Dossier : IMM-3368-06

Référence : 2007 CF 612

OTTAWA (Ontario), le 8 juin 2007

EN PRÉSENCE DE MONSIEUR LE JUGE MAX M. TEITELBAUM

 

 

ENTRE :

 

SHIVANAND KUMAR KATWARU

REPRÉSENTÉ PAR SON TUTEUR À L’INSTANCE

HARRY PERSAUD KATWARU

 

 

demandeur

et

 

 

LE MINISTRE DE LA CITOYENNETÉ ET DE L’IMMIGRATION

défendeur

 

MOTIFS DU JUGEMENT ET JUGEMENT

 

 

[1]               Cette demande de contrôle judiciaire porte sur une décision de la Section de la protection des réfugiés de la Commission de l’immigration et du statut de réfugié (CISR) en date du 1er juin 2006, aux termes de laquelle la Commission a conclu que le demandeur n’était pas réfugié au sens de la Convention ou une personne à protéger.

 

[2]               Shivanand Kumar Katwaru, le demandeur, est citoyen de la Guyane. À l’époque de l’audition devant la Commission, il était âgé de 17 ans et était donc mineur. Il dit craindre d’être persécuté en Guyane en raison de sa race, de ses opinions politiques et de son appartenance à un certain groupe. Le demandeur est indo‑guyanais, et le responsable de la persécution est un fier‑à‑bras afro‑guyanais de cour d’école.
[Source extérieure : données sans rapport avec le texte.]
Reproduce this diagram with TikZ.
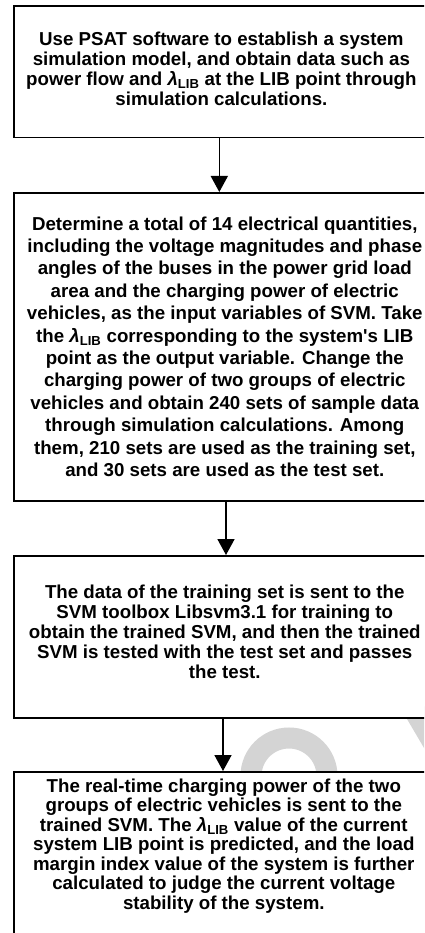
\documentclass[tikz,border=0pt]{standalone}
\usepackage{fontspec}
\setmainfont{Liberation Sans}[Ligatures=TeXOff]
\usetikzlibrary{arrows.meta}
\newcommand{\lamlib}{\textit{λ}\textsubscript{LIB}}
\begin{document}
\begin{tikzpicture}[x=1pt,y=-1pt,
  box/.style={draw, line width=1.6pt, fill=white, inner sep=0pt, anchor=north west,
    font=\fontsize{18.7}{19.9}\selectfont\bfseries},
  arr/.style={line width=1.6pt, -{Triangle[width=17pt,length=16pt]}},
  wm/.style={draw=black!17, line width=21pt}]
\useasboundingbox (0,0) rectangle (424,933);
\clip (0,0) rectangle (424,933);
\fill[white] (0,0) rectangle (424,933);
% watermark traces
\draw[wm] (289,776) circle (38);
\draw[wm] (408,700) -- (448,768);
% boxes
\node[box] (b1) at (13.3,5) {\parbox[c][131.7pt][t]{414.6pt}{\vspace*{26.4pt}\centering
Use PSAT software to establish a system\\
simulation model, and obtain data such as\\
power flow and \lamlib{} at the LIB point through\\
simulation calculations.}};
\node[box, font=\fontsize{18.7}{22.4}\selectfont\bfseries] (b2) at (13.3,192) {\parbox[c][308pt][t]{421.4pt}{\vspace*{23.7pt}\centering
Determine a total of 14 electrical quantities,\\
including the voltage magnitudes and phase\\
angles of the buses in the power grid load\\
area and the charging power of electric\\
vehicles, as the input variables of SVM. Take\\
the \lamlib{} corresponding to the system's LIB\\
point as the output variable. Change the\\
charging power of two groups of electric\\
vehicles and obtain 240 sets of sample data\\
through simulation calculations. Among\\
them, 210 sets are used as the training set,\\
and 30 sets are used as the test set.}};
\node[box] (b3) at (13.3,555) {\parbox[c][162pt][t]{421.4pt}{\vspace*{29.1pt}\centering
The data of the training set is sent to the\\
SVM toolbox Libsvm3.1 for training to\\
obtain the trained SVM, and then the trained\\
SVM is tested with the test set and passes\\
the test.}};
\node[box, font=\fontsize{18.7}{19.5}\selectfont\bfseries] (b4) at (13.3,771) {\parbox[c][200pt][t]{419.4pt}{\vspace*{6.9pt}\centering
The real-time charging power of the two\\
groups of electric vehicles is sent to the\\
trained SVM. The \lamlib{} value of the current\\
system LIB point is predicted, and the load\\
margin index value of the system is further\\
calculated to judge the current voltage\\
stability of the system.}};
% connectors
\coordinate (x1) at (219.3,0);
\coordinate (x2) at (226,0);
\coordinate (x3) at (223,0);
\draw[arr] (b1.south -| x1) -- (b2.north -| x1);
\draw[arr] (b2.south -| x2) -- (b3.north -| x2);
\draw[arr] (b3.south -| x3) -- (b4.north -| x3);
\end{tikzpicture}
\end{document}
Lorsque le demandeur avait 7 ou 8 ans, il a été systématiquement harcelé par ce fier‑à‑bras, qui volait l’argent du déjeuner des élèves de son école. Un jour que le fier‑à‑bras lui a demandé de l’argent, le demandeur lui a résisté et il a reçu un coup de crayon dans l’œil, lui faisant perdre définitivement la vue de cet œil. La mère du demandeur a signalé l’agression à la police.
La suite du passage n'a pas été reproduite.